When tested across 42 parameter combinations, this local formulation failed every time. It consistently placed lensing peaks hundreds of kiloparsecs away from the observed galaxy positions. The mechanism itself guarantees the wrong geometry.
Conclusion: A purely local entropy-gradient coupling cannot explain cluster mergers. This class of models is ruled out at this scale.
This is not a tweakable mismatch — it is a structural failure. The math of the operator forces the wrong outcome.
The second model: Non-local, component-sensitive response
The next step relaxes one assumption: gravity may respond non-locally and may weight collisionless matter more strongly than shocked gas.
Physically, this reflects entropy flow. Shocked gas loses fine structure through mixing, while stellar distributions preserve it. If gravity amplifies preserved structure more than erased structure, the galaxies can dominate the effective mass map.
This version introduces:
- A non-local smoothing scale (L_0), on the order of a cluster core (~200 kpc)
- A component weighting (w), giving galaxies stronger influence than gas
Under these conditions, some parameter sets do reproduce the observed separation. But there is a critical caveat: the model preserves a geometry already present in the stellar distribution — it does not yet predict that geometry from first principles.
So the result is conditional:
Local models are eliminated. Non-local, component-aware models survive — but only as constrained possibilities.
From fitting to prediction: the w(M, t) model
To move beyond ad-hoc tuning, the study introduces a minimal physical model for the weighting factor (w). It links the strength of the collisionless component to:
- The Mach number of the merger shock (compression physics)
- The mixing time of the gas
- A single global parameter (η) that controls entropy mixing efficiency
The key design choice is a saturating time dependence, not an exponential one. That makes predictions less sensitive to uncertain merger ages — a practical requirement if the theory is to be testable.
Using the Bullet Cluster only to fix this global parameter, the model then generates a priori predictions for two other mergers: MACS J0025 and Abell 520. No per-cluster retuning is allowed. These predictions can be tested directly against real lensing reconstructions.
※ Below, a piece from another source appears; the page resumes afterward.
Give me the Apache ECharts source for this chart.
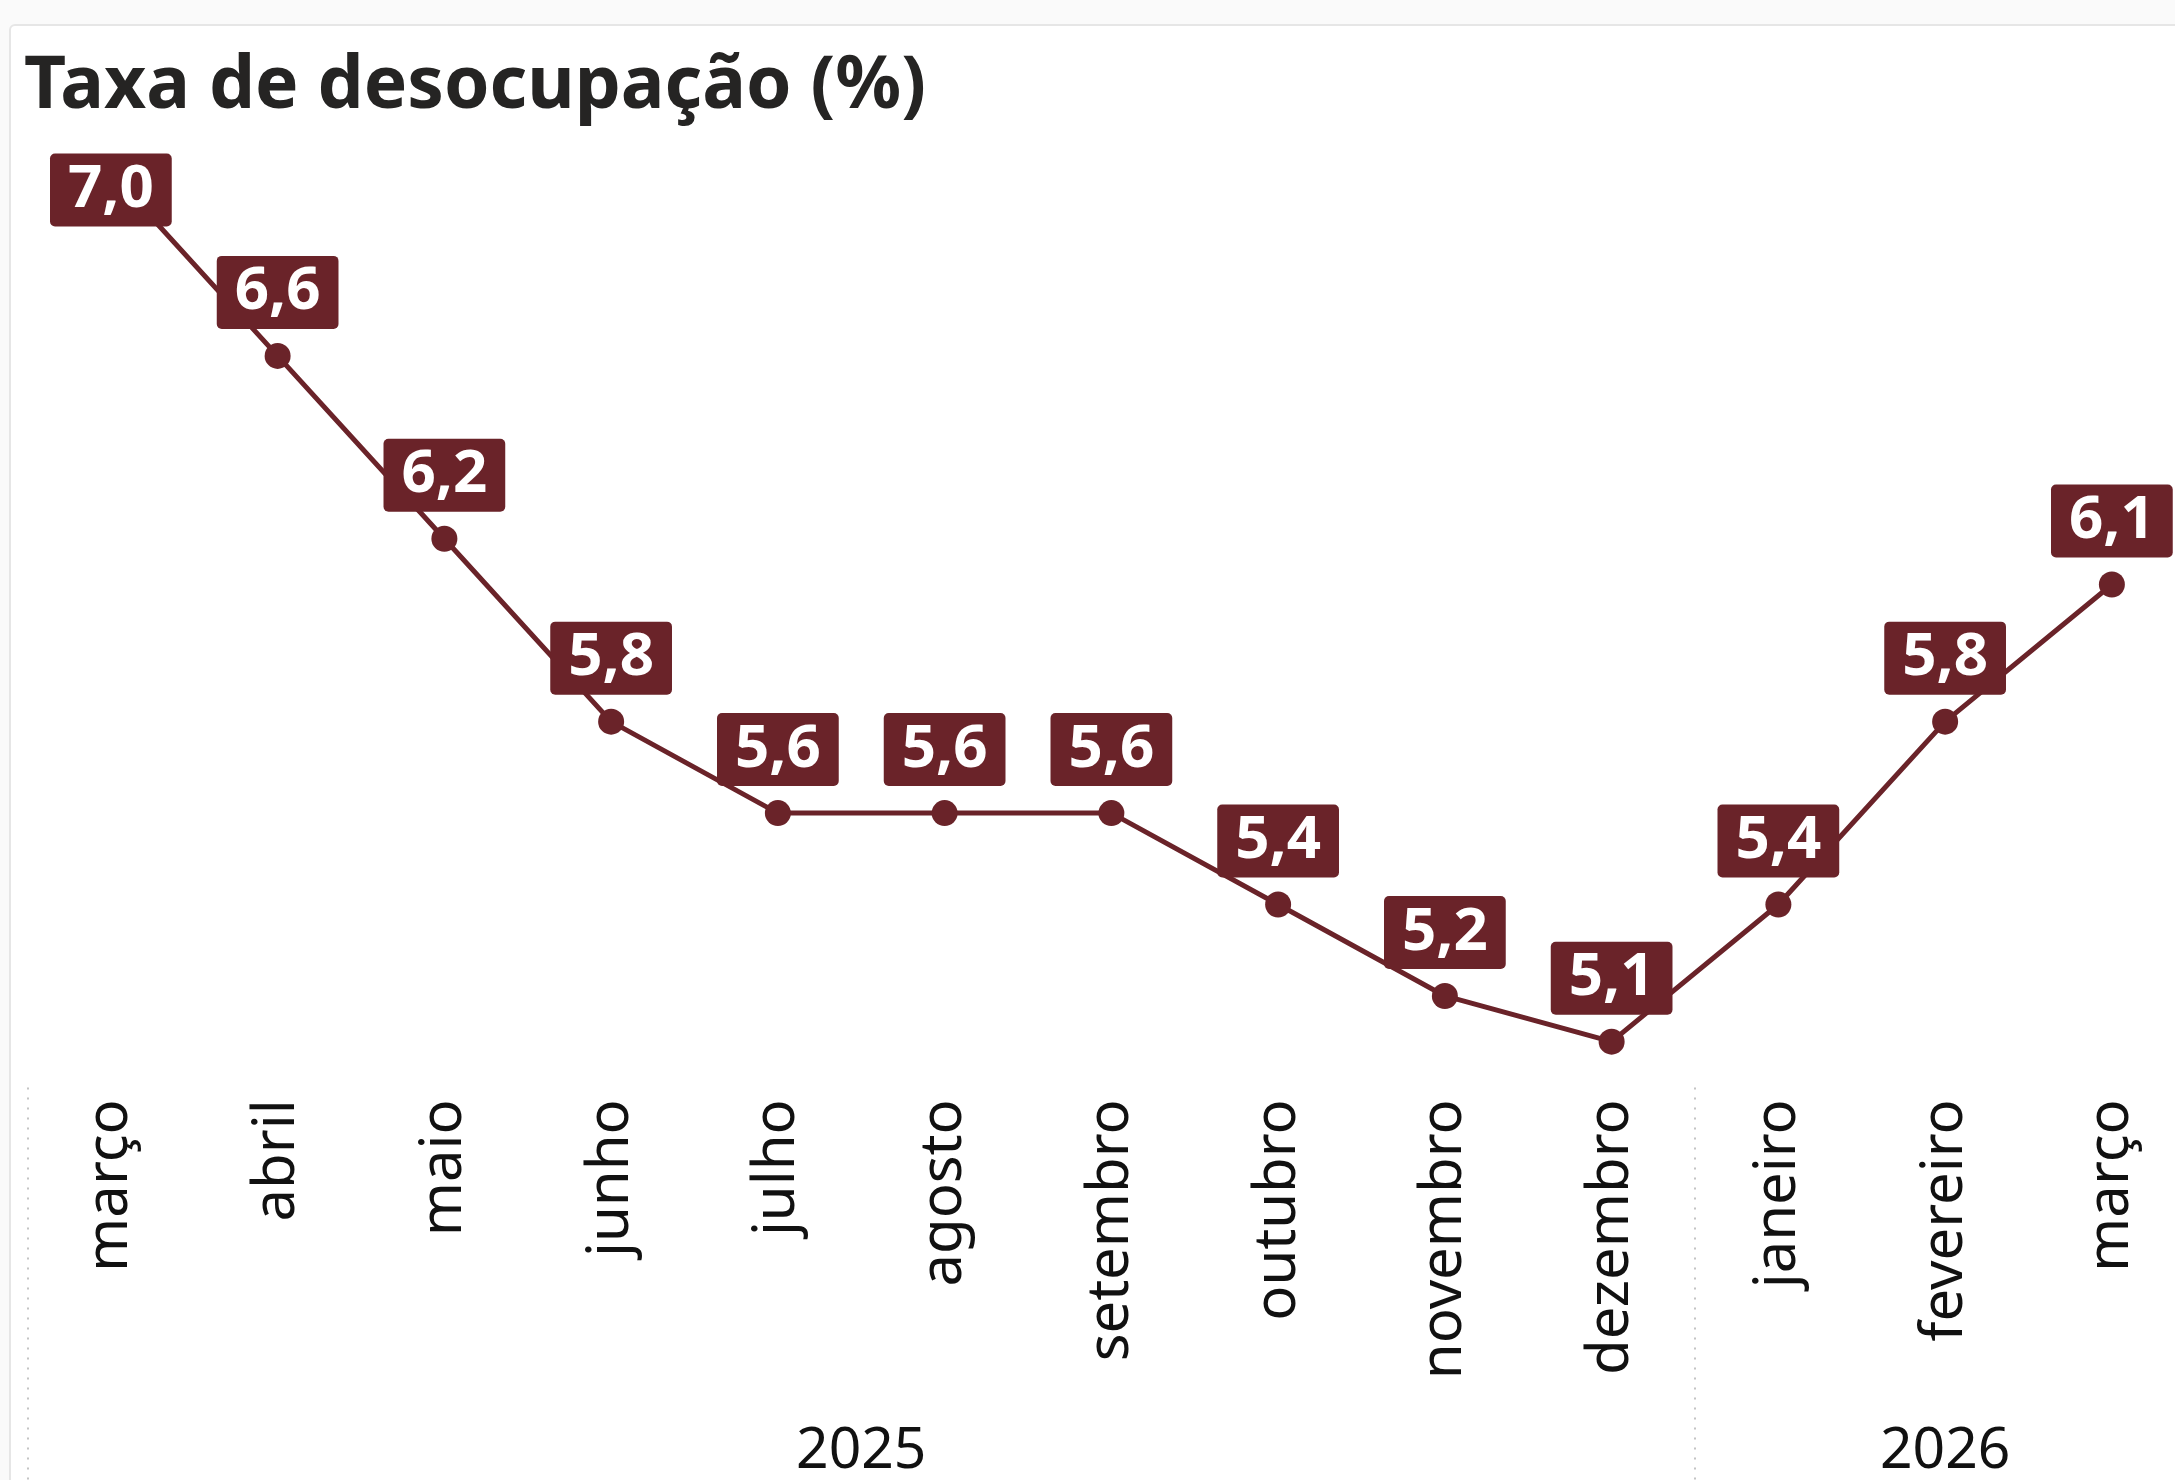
<!DOCTYPE html>
<html>
<head>
<meta charset="utf-8">
<script src="https://cdn.jsdelivr.net/npm/echarts@6/dist/echarts.min.js"></script>
<style>
  html, body { margin: 0; padding: 0; background: #fafafa; }
  .card {
    position: absolute; left: 9px; top: 24px; width: 2300px; height: 1600px;
    background: #fff; border: 2px solid #e6e6e6; border-radius: 6px;
  }
  #chart { position: absolute; left: 0; top: 0; width: 2175px; height: 1480px; }
</style>
</head>
<body>
<div class="card"></div>
<div id="chart"></div>
<script>
// meses (mar/2025 - mar/2026)
const meses = ["março", "abril", "maio", "junho", "julho", "agosto", "setembro",
  "outubro", "novembro", "dezembro", "janeiro", "fevereiro", "março"];
// taxa de desocupação (%)
const taxa = [7.0, 6.6, 6.2, 5.8, 5.6, 5.6, 5.6, 5.4, 5.2, 5.1, 5.4, 5.8, 6.1];
// anos: posição central (índice) e limites dos grupos
const anos = ["2025", "2026"];
const anosCentro = [4.5, 11];
const anosLimites = [-0.5, 9.5, 12.5];

const cor = "#6a2329";
const fonte = "Noto Sans";

const chart = echarts.init(document.getElementById("chart"));

const option = {
  animation: false,
  title: {
    text: "Taxa de desocupação (%)",
    left: 19,
    top: 46,
    textStyle: { fontFamily: fonte, fontSize: 73, fontWeight: "bold", color: "#252423" },
  },
  // a grade passa um pouco da borda direita, como no original
  grid: {
    left: 27.5,
    width: 2167.75,
    top: 127.3,
    bottom: 392.6,
    containLabel: false,
    outerBoundsMode: "none",
  },
  xAxis: [
    {
      type: "category",
      data: meses,
      boundaryGap: true,
      position: "bottom",
      axisLine: { show: false },
      axisTick: { show: false },
      axisLabel: {
        interval: 0,
        rotate: 90,
        margin: 12,
        fontFamily: fonte,
        fontSize: 58,
        color: "#111",
      },
    },
    {
      // eixo auxiliar para os anos e separadores pontilhados
      type: "value",
      min: -0.5,
      max: 12.5,
      position: "bottom",
      splitLine: { show: false },
      axisLine: { show: false },
      axisTick: {
        show: true,
        customValues: anosLimites,
        length: 400,
        lineStyle: { type: [2, 8], color: "#c4c4c4", width: 2 },
      },
      axisLabel: {
        customValues: anosCentro,
        formatter: (v) => anos[anosCentro.indexOf(v)],
        margin: 336,
        fontFamily: fonte,
        fontSize: 57,
        color: "#111",
      },
    },
  ],
  yAxis: {
    type: "value",
    min: 5.0,
    max: 7.1,
    show: false,
  },
  series: [
    {
      type: "line",
      xAxisIndex: 0,
      data: taxa.map((v, i) =>
        i === 0
          ? { value: v, label: { position: "inside", offset: [0, 17] } }
          : v
      ),
      symbol: "circle",
      symbolSize: 26,
      itemStyle: { color: cor },
      lineStyle: { color: cor, width: 5 },
      label: {
        show: true,
        position: "top",
        distance: 14,
        formatter: (p) => p.value.toFixed(1).replace(".", ","),
        backgroundColor: cor,
        borderRadius: 5,
        padding: [7, 18, 7, 18],
        color: "#fff",
        fontFamily: fonte,
        fontWeight: "bold",
        fontSize: 60,
        lineHeight: 59,
      },
    },
  ],
};

chart.setOption(option);
</script>
</body>
</html>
What this study does and does not claim
What it establishes
- A clean falsification of local entropy-gradient gravity at cluster scales
- The necessity of non-local response in any viable entropy-based gravity model
- A physically motivated, minimally parameterized predictive framework
What it does not establish
- That entropy-gradient gravity is correct
- That the stellar–gas weighting has a fully independent derivation
- That the predictions match real shear-catalog lensing data (synthetic reconstructions were used here)
In other words, this is a theory-space constraint, not an observational confirmation.
Why this matters
The Bullet Cluster is often presented as a knockout blow to modified gravity. This work reframes it more precisely: it is a geometric filter. It doesn’t say alternative gravity is impossible — it says most naive versions are.
That is real scientific progress. Instead of arguing in slogans (“Bullet Cluster proves dark matter”), we now have quantitative structural requirements. Any entropy-gradient gravity theory that survives must be:
- Non-local on cluster scales
- Sensitive to the dynamical state of matter
- Predictive across multiple mergers with locked parameters
The next step is decisive: apply these locked predictions to real lensing datasets. Either the geometry matches — or the surviving version fails too.
That’s how a theory grows up: not by fitting everything, but by surviving the places it should break.